Thelma And Louise | 1991
- Locations |
- Los Angeles, California;
- Utah;
- Colorado
- DIRECTOR |
- Ridley Scott
Feminist road movie or male fantasies in drag? You takes your choice.
The movie’s journey is from ‘Arkansas through Oklahoma and Colorado to Arizona’, but the master of deceptive locations, Ridley Scott, filmed only the last third of the movie, in the desert, outside greater Los Angeles and Bakersfield. And that was in mainly in Utah.
The green, wet landscape of ‘Arkansas’ is actually an area around Gorman, north of Los Angeles and the Lockwood Valley, dressed with appropriate cattle.

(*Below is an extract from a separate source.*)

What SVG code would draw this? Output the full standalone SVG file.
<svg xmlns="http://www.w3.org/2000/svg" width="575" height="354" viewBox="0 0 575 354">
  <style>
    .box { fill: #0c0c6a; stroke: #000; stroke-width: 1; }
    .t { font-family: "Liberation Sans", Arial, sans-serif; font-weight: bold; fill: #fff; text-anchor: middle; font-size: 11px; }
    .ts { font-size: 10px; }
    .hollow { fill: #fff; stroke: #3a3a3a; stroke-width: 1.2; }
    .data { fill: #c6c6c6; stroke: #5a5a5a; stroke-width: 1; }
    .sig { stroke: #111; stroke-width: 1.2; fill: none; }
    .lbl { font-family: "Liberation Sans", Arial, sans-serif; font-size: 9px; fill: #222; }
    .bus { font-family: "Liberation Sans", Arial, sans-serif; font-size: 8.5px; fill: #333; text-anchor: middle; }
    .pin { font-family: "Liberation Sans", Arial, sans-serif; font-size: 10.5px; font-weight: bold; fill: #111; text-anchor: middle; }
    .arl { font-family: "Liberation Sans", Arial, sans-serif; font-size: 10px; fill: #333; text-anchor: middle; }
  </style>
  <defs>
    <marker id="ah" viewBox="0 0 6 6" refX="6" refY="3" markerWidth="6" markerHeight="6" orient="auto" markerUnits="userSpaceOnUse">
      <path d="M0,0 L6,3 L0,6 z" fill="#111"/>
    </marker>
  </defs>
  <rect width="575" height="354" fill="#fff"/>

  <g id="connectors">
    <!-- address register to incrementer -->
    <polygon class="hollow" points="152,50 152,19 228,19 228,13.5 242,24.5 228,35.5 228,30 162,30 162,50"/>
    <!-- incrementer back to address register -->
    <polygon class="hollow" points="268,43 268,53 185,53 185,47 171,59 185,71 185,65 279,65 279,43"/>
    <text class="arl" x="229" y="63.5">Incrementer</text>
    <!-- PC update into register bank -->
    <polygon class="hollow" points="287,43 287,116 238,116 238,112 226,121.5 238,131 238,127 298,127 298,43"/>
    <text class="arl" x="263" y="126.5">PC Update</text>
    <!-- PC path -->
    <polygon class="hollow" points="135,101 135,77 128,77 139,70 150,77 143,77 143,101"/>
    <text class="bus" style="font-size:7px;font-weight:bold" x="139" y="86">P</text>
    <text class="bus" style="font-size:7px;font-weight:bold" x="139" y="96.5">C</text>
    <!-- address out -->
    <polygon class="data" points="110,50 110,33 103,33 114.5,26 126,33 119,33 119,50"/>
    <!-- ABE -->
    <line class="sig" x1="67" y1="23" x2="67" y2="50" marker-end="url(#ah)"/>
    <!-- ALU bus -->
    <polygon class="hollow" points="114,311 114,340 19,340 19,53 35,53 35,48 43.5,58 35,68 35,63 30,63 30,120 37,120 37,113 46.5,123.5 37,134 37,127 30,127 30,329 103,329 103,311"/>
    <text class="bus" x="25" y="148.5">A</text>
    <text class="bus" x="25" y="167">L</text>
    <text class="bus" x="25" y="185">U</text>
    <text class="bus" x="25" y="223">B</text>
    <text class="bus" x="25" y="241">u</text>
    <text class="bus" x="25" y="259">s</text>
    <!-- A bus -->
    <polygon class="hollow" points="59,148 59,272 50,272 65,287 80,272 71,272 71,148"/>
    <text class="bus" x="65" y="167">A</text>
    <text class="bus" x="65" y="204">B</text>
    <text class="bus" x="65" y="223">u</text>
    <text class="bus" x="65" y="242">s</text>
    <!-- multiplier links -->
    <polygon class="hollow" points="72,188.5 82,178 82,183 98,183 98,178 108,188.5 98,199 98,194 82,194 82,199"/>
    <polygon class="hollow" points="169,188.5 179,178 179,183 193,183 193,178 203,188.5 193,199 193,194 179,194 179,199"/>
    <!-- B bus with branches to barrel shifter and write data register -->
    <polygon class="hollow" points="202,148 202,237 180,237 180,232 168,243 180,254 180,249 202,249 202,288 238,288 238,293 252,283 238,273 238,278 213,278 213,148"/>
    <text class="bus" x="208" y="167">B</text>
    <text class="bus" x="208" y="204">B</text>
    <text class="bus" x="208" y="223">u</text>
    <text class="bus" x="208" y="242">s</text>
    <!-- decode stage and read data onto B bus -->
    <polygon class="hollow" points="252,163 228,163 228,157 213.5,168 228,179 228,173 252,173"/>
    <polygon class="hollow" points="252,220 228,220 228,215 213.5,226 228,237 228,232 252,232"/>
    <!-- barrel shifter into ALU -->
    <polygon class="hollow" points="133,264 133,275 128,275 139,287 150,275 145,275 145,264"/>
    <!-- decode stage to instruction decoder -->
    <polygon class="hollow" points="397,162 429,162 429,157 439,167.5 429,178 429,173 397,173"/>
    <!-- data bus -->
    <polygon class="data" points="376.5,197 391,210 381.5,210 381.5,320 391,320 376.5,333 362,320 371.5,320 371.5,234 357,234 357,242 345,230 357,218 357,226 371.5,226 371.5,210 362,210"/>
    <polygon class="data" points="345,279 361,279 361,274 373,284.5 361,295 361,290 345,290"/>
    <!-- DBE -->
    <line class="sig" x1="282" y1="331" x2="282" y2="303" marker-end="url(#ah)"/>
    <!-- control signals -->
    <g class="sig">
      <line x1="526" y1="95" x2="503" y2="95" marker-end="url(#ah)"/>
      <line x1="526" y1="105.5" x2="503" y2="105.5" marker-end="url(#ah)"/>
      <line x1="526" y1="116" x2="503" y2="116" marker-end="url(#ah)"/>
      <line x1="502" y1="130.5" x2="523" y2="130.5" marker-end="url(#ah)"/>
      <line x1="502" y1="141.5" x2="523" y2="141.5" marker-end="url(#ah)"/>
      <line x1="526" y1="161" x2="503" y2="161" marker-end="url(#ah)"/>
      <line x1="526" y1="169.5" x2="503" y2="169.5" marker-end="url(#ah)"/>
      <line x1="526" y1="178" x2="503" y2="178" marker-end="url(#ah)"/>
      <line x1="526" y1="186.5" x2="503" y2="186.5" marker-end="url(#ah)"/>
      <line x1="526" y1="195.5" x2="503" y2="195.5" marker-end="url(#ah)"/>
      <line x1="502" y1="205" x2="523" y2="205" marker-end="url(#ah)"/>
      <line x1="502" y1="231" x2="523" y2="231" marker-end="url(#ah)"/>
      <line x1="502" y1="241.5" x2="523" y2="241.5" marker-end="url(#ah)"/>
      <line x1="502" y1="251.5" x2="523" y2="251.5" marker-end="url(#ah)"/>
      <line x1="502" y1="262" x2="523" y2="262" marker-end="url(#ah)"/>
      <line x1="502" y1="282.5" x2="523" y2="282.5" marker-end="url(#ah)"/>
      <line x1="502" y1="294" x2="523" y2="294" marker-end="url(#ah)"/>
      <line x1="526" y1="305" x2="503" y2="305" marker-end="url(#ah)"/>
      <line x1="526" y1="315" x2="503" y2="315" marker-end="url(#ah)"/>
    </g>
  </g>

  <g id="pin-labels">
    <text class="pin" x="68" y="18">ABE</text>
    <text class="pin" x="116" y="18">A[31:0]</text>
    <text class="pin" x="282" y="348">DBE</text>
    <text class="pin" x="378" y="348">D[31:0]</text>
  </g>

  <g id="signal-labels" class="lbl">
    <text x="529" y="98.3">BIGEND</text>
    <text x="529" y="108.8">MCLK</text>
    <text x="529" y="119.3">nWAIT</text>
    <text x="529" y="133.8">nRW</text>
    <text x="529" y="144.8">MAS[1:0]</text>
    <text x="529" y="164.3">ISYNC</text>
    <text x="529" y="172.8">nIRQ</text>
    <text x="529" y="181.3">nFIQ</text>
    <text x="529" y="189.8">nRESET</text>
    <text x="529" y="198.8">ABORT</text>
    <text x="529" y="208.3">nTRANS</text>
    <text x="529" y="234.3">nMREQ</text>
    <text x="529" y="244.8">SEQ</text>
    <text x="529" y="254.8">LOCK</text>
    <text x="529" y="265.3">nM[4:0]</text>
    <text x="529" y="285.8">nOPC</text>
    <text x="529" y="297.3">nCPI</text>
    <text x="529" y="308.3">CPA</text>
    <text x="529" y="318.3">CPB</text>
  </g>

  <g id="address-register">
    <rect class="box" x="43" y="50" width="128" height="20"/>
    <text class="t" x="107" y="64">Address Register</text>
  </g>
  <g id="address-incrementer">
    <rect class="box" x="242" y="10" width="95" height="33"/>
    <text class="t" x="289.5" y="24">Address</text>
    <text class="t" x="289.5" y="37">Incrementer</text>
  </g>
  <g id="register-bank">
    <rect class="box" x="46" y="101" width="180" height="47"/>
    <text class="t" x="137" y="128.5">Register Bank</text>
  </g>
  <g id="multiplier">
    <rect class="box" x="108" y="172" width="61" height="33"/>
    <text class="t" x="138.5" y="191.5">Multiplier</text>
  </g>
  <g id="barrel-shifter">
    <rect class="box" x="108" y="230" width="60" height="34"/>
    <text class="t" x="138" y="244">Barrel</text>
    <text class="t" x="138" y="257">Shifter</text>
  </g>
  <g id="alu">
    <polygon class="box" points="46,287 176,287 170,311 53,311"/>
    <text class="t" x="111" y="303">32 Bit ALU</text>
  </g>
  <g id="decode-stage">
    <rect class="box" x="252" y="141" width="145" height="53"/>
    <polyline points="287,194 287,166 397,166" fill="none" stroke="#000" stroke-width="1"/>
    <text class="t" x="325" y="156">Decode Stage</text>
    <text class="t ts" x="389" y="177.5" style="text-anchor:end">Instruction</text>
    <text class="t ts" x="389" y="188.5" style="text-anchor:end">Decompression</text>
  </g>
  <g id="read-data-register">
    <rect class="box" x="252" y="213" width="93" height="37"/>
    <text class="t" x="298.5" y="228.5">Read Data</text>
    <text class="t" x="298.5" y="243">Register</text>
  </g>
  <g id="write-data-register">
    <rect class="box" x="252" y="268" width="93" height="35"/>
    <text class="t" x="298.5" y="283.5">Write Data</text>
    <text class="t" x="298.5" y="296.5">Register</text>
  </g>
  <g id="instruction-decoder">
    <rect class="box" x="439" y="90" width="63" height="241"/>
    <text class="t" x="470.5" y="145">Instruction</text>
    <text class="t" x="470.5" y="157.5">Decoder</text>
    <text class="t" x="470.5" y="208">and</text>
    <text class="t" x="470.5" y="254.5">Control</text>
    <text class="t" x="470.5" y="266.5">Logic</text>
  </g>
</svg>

The gradual descent into the central valley of California at Bakersfield is used for the transition from the crowded, narrow mountains of ‘Arkansas’ to the open plains of ‘Oklahoma’. It’s north to Shafter for the train sequence, then to the dust fields and oil rigs of Taft in the west central valley.
The 'mid-west' C&W bar, where the attempted rape that turns the adventure sour takes place, is in southern Los Angeles. It was the Silver Bullet, and is now Cowboy Country, 3321 South Street, between Obispo and Downey Avenues, Long Beach.
The motel, where the pair meet up with studly JD (Brad Pitt), can also be found, not in the wide-open spaces, but just south of Downtown Los Angeles. It’s the Vagabond Inn Los Angeles at USC, 3101 South Figueroa Street, near the University of Southern California campus and the Shrine Auditorium.
There’s some filming in the real Colorado, at Unaweep Canyon, Grand Junction on I-70 in the west of the state. Louise (Susan Sarandon) phones the FBI agent from Bedrock General Store, 9812 CO-90, Bedrock, Colorado.
The desert scenes, while pretending to be the rather flat ‘New Mexico’, are the spectacular sandstone landscapes of the La Sal Mountains, Route 46, southeast of Moab in eastern Utah; Arches National Park, to the north of Moab and Canyonlands National Park to the southwest.
The police chase is at Cisco, Utah. Filming also took place at Thompson Springs and Valley City.
And the Grand Canyon? Nope. The spectacular gorge of the final scene is not the Grand Canyon, but the Colorado River flowing through Dead Horse Point State Park, on SR 313, 18 miles off Hwy 191 about 30 miles southwest of Moab.